By then, my gut had calmed to a basic sort of dread. I could sleep on that.

 

 

34.

Sunday, January 4

 

 

They’d moved Dad from the ICU to a regular room in another wing of the hospital. It was bigger and less futuristic, with curtains and fewer machines. Dad even had a roommate on the other side of a curtain. It was an older man in worse shape than him. The guy’s wife was holding his hand. They whispered occasionally—a real, live ghost at the feast. I’d brought a bag full of boneless chicken parts for the game. I tried to find a place for my coat and reached for a chair that was actually a toilet with a removable bottom. The days ahead flashed, coming toward me as unstoppably as kickoff.

“You want some chicken?” I asked.

Dad scrunched up his face to indicate no, and we watched the game. It was competitive and physical from the get go. Dad was nervous and engrossed, struggling through his pain and lingering chemical torpor to harrumph at the TV. It wasn’t until halftime, with the Patriots holding the lead, that we talked.

“You barely made it. I was getting worried.”
“I overslept. I was up late.”
“Were you out in Worcester?”
“No, I was just watching TV.”
“Did you see your mother?”
“Yeah.”
“How’s she?”
“Fine.”

It still hurt him to speak. So I kept my own questions to ones with yes and no answers. You could guess everything going on with Dad just by looking at him—the pain, the drugs and so on. The people on the other side of the curtain whispered some more.

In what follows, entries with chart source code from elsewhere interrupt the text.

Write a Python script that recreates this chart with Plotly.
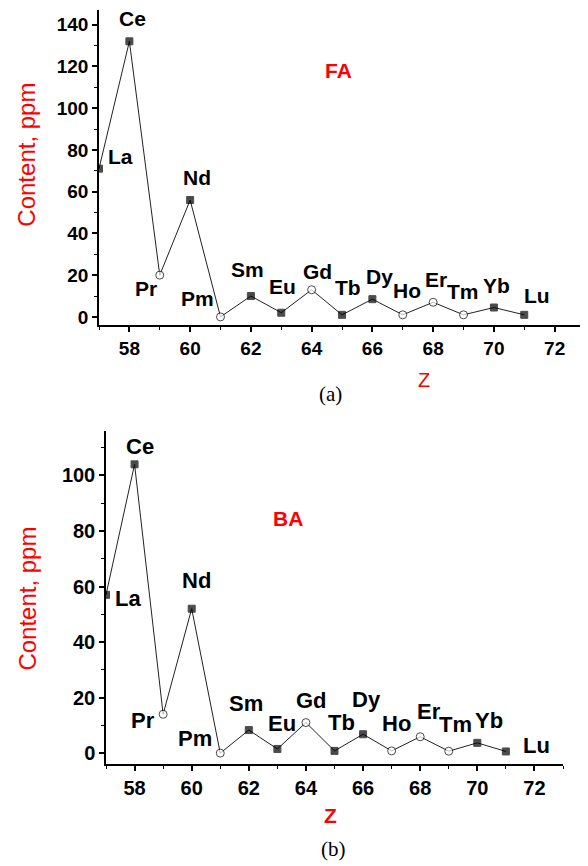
import plotly.graph_objects as go

# ---------------- data ----------------
elements = ["La", "Ce", "Pr", "Nd", "Pm", "Sm", "Eu", "Gd", "Tb", "Dy", "Ho", "Er", "Tm", "Yb", "Lu"]
z_numbers = [57, 58, 59, 60, 61, 62, 63, 64, 65, 66, 67, 68, 69, 70, 71]
fa_content = [71, 132, 20, 56, 0, 10, 2, 13, 1, 8.5, 1, 7, 1, 4.5, 1]
ba_content = [57, 104, 14, 52, 0, 8.3, 1.5, 11, 0.8, 6.8, 0.8, 5.9, 0.7, 3.7, 0.6]
hollow_elements = ["Pr", "Pm", "Gd", "Ho", "Er", "Tm"]
x_ticks = [58, 60, 62, 64, 66, 68, 70, 72]
fa_y_ticks = [0, 20, 40, 60, 80, 100, 120, 140]
ba_y_ticks = [0, 20, 40, 60, 80, 100]

# ---------------- style ----------------
OFF = 8                       # page body margin
W, H = 588 - OFF, 866 - OFF   # figure size inside the page
SANS = "Liberation Sans, Arial, sans-serif"
SERIF = "Liberation Serif, Times New Roman, serif"
RED = "#ff0000"

def px_x(px):
    return (px - OFF) / W

def px_y(py):
    return 1 - (py - OFF) / H

# label offsets (pixels) relative to each data point
fa_offsets = {"La": (21, 12), "Ce": (3, 23), "Pr": (-14, -13), "Nd": (7, 22), "Pm": (-23, 18),
              "Sm": (-3, 27), "Eu": (1, 26), "Gd": (6, 18), "Tb": (6, 27), "Dy": (7, 23),
              "Ho": (4, 24), "Er": (3, 23), "Tm": (-1, 23), "Yb": (3, 22), "Lu": (13, 19)}
ba_offsets = {"La": (22, -4), "Ce": (5, 18), "Pr": (-20, -6), "Nd": (5, 28), "Pm": (-25, 15),
              "Sm": (-3, 27), "Eu": (5, 25), "Gd": (6, 22), "Tb": (7, 28), "Dy": (3, 35),
              "Ho": (5, 27), "Er": (9, 25), "Tm": (7, 27), "Yb": (12, 22), "Lu": (31, 6)}

marker_symbols = ["circle" if e in hollow_elements else "square" for e in elements]
marker_colors = ["white" if e in hollow_elements else "black" for e in elements]
marker_sizes = [8 if e in hollow_elements else 7 for e in elements]

fig = go.Figure()

def add_series(values, xa, ya):
    fig.add_trace(go.Scatter(
        x=z_numbers, y=values, xaxis=xa, yaxis=ya, mode="lines+markers",
        line=dict(color="#222222", width=1),
        marker=dict(symbol=marker_symbols, size=marker_sizes, color=marker_colors,
                    line=dict(color="black", width=1)),
        showlegend=False, hoverinfo="skip"))

add_series(fa_content, "x", "y")
add_series(ba_content, "x2", "y2")

def axis_common(size):
    return dict(showline=True, linecolor="black", linewidth=1.5, mirror=False,
                showgrid=False, zeroline=False, ticks="outside", ticklen=5,
                tickwidth=1.5, tickcolor="black",
                tickfont=dict(family=SANS, size=size, color="black", weight="bold"))

def minor(dt, t0):
    return dict(dtick=dt, tick0=t0, ticks="outside", ticklen=3, tickcolor="black", tickwidth=1.2)

xa1 = axis_common(19); xa1.update(range=[57, 73], tickvals=x_ticks, domain=[px_x(99), px_x(585)], anchor="y",
                                  minor=minor(1, 57))
ya1 = axis_common(19); ya1.update(range=[-4, 147], tickvals=fa_y_ticks, domain=[px_y(326), px_y(10)], anchor="x",
                                  minor=minor(10, 0))
xa2 = axis_common(20); xa2.update(range=[57, 73], tickvals=x_ticks, domain=[px_x(106), px_x(563)], anchor="y2",
                                  minor=minor(1, 57))
ya2 = axis_common(20); ya2.update(range=[-4, 116], tickvals=ba_y_ticks, domain=[px_y(766), px_y(432)], anchor="x2",
                                  minor=minor(10, 0))

annotations = []
for e, zv, v in zip(elements, z_numbers, fa_content):
    dx, dy = fa_offsets[e]
    annotations.append(dict(x=zv, y=v, xref="x", yref="y", text=e, showarrow=False,
                            xshift=dx, yshift=dy,
                            font=dict(family=SANS, size=21, color="black", weight="bold")))
for e, zv, v in zip(elements, z_numbers, ba_content):
    dx, dy = ba_offsets[e]
    annotations.append(dict(x=zv, y=v, xref="x2", yref="y2", text=e, showarrow=False,
                            xshift=dx, yshift=dy,
                            font=dict(family=SANS, size=22, color="black", weight="bold")))

def paper_text(px, py, text, font, angle=0):
    return dict(x=px_x(px), y=px_y(py), xref="paper", yref="paper", text=text, showarrow=False,
                xanchor="center", yanchor="middle", textangle=angle, font=font)

annotations += [
    paper_text(27, 155, "Content, ppm", dict(family=SANS, size=24, color=RED), -90),
    paper_text(28, 600, "Content, ppm", dict(family=SANS, size=24, color=RED), -90),
    paper_text(338, 71, "FA", dict(family=SANS, size=21, color=RED, weight="bold")),
    paper_text(288, 520, "BA", dict(family=SANS, size=21, color=RED, weight="bold")),
    paper_text(424, 381, "Z", dict(family=SANS, size=20, color=RED)),
    paper_text(331, 817, "Z", dict(family=SANS, size=21, color=RED, weight="bold")),
    paper_text(331, 395, "(a)", dict(family=SERIF, size=21, color="black")),
    paper_text(333, 851, "(b)", dict(family=SERIF, size=21, color="black")),
]

fig.update_layout(
    width=W, height=H, margin=dict(l=0, r=0, t=0, b=0),
    paper_bgcolor="white", plot_bgcolor="white",
    xaxis=xa1, yaxis=ya1, xaxis2=xa2, yaxis2=ya2,
    annotations=annotations, showlegend=False,
)

fig.write_html("out.html")
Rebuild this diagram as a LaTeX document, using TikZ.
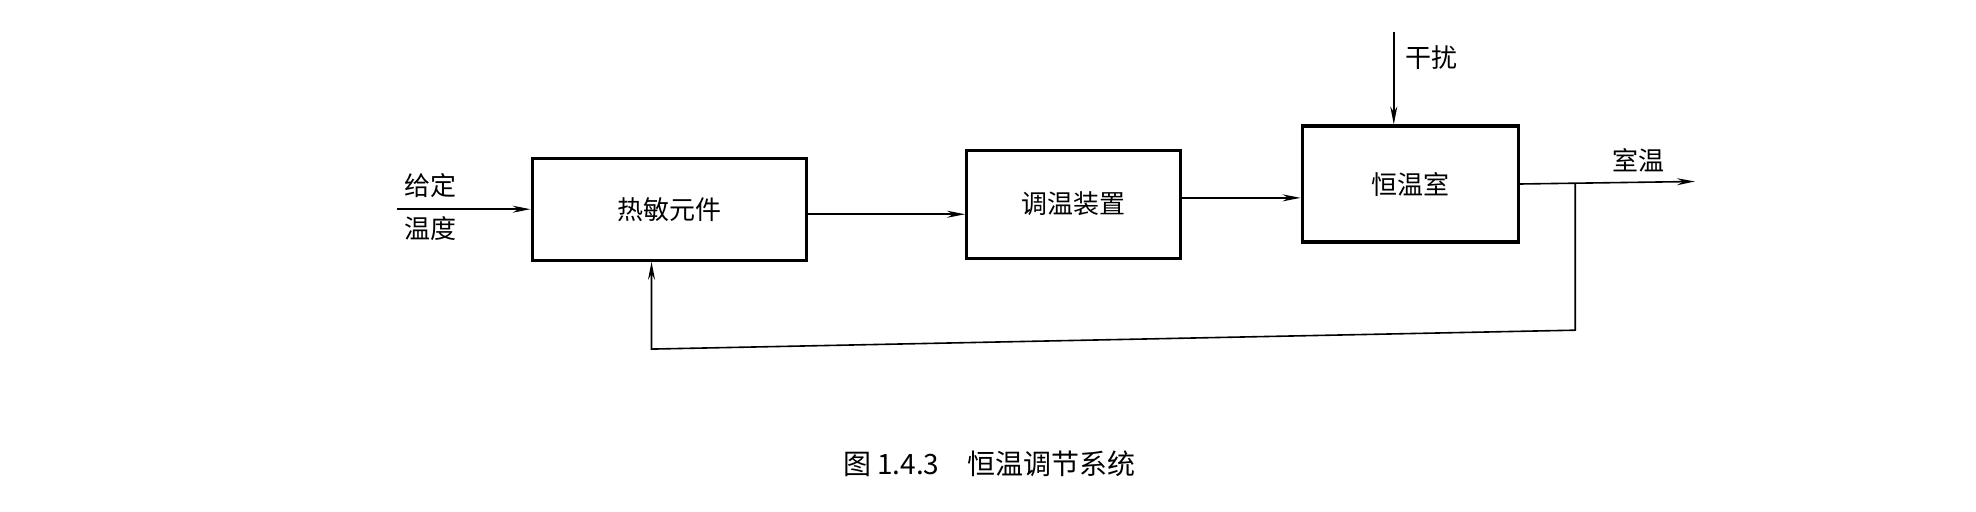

The Pats held the Colts to a field goal in the second half and had the game wrapped up with five minutes left. The win was an irrational glimmer of optimism for us. We’d hacked the ice off the aluminum bleachers at the old stadium with our drivers’ licenses. We’d watched when fans carrying off a goalpost were half-electrocuted by a power line outside the stadium. We’d had football to talk about and watch together during that first rapprochement after a bitterly contentious adolescence. And the Patriots started winning when things began changing with us. That’s what it meant, coincidence or no. After the game, I gave Dad a hug, gently. His own hands were light and trembling to reach my shoulders. The hug was awkward for me and painful for him. I sat back down to bask in the triumph reflected in the tiny hospital TV’s recap.

“These chicken things are good. I’m going to get some soda. You want anything?”

Dad said no, looking more alert and less pained than I’d seen him since the surgery. In the long, windowless corridors of the hospital, I wondered if it was dark yet. The hospital was neither day nor night. I had a Diet Coke can in each hand and was leaving the cafeteria when I ran into Olive.

“Well, if it isn’t the invisible man. Do you have a minute?” she asked.

Her voice showed aggravation, but she looked good. Olive was wearing a tight black and white dress from a thrift shop with an even tighter black sweater over it that opened to offer up her pale cleavage. She had on dark red lipstick, a lot of eye makeup and smelled of cigarettes. It all turned me on. I could tell she had something rehearsed, a speech that started with how I said I’d call, carried on into an ultimatum, and concluded with a proclamation that she didn’t care what I did. But my black eye turned the tide. It hurt less, but a dark purple and yellowish outline was setting in, making it look worse.

“My God, what happened to your face?”
“I was out with some friends in Worcester and I got into a fight. It’s no big deal.”
“Does it hurt?”

I shrugged to indicate that though it did hurt, I certainly wasn’t about to say so. It was a cheap ploy, but I wasn’t above it. We went back to my usual table, where I could watch Whiskeynose locked in his booth with his tiny television.

“So what’s new with you? How’s your Dad?” I asked.

“Dad’s going to have to do this again, it turns out. Maybe next year, but they’re talking about doing it while he’s still here. They don’t like the look of another one of his valves. So the whole clan is going to get to do another stint in the hospital—hooray.”